# start of Raw data

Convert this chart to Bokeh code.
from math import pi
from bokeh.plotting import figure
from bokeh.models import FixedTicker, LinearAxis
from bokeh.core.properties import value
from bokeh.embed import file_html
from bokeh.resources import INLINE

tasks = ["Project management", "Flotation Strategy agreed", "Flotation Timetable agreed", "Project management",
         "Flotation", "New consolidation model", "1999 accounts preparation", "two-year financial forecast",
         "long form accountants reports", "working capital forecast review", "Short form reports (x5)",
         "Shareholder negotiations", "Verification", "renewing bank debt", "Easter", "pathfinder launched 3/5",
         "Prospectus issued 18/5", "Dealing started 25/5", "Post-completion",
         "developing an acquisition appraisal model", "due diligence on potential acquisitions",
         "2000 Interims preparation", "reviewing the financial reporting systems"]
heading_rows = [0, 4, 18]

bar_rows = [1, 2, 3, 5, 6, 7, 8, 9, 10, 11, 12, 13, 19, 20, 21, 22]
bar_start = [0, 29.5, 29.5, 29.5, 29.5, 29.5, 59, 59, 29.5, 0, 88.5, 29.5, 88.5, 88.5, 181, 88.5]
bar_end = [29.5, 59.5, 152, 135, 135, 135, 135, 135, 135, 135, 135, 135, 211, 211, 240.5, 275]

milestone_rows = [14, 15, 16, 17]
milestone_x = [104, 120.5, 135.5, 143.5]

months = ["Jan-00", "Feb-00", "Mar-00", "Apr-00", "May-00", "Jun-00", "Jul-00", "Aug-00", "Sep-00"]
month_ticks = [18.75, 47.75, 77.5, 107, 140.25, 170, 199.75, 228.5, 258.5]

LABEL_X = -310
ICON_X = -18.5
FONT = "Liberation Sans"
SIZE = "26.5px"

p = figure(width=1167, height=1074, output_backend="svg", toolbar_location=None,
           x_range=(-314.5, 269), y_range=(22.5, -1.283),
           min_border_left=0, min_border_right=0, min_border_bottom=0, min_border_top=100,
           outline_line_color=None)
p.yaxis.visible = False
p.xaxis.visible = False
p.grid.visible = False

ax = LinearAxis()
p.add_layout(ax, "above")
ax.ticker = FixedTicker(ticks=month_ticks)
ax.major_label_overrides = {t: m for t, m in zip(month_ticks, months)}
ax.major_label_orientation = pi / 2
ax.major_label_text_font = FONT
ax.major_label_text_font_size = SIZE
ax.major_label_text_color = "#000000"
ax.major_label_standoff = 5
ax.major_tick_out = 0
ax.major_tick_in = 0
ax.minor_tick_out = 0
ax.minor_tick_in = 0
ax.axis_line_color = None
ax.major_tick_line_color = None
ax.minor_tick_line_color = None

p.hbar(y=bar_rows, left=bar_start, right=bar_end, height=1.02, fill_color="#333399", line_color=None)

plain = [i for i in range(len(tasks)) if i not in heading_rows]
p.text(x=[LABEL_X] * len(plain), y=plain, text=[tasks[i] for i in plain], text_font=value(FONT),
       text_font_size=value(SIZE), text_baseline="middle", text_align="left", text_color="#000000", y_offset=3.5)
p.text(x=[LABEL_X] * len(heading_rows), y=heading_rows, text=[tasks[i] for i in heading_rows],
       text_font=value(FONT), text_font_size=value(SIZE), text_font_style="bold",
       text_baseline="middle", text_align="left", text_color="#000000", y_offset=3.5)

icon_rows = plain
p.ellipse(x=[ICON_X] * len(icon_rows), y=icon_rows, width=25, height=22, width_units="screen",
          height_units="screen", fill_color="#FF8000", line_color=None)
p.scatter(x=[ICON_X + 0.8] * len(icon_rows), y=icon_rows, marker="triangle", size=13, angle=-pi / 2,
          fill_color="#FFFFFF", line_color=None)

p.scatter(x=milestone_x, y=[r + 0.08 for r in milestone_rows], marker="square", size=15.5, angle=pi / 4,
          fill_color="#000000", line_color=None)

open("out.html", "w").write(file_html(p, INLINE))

# end of Raw data

=== To be done ===
In the listing above, reproduce the first line and each one after it through the line that contains "from bokeh.resources import INLINE".

=== Solved problem ===
Convert this chart to Bokeh code.
from math import pi
from bokeh.plotting import figure
from bokeh.models import FixedTicker, LinearAxis
from bokeh.core.properties import value
from bokeh.embed import file_html
from bokeh.resources import INLINE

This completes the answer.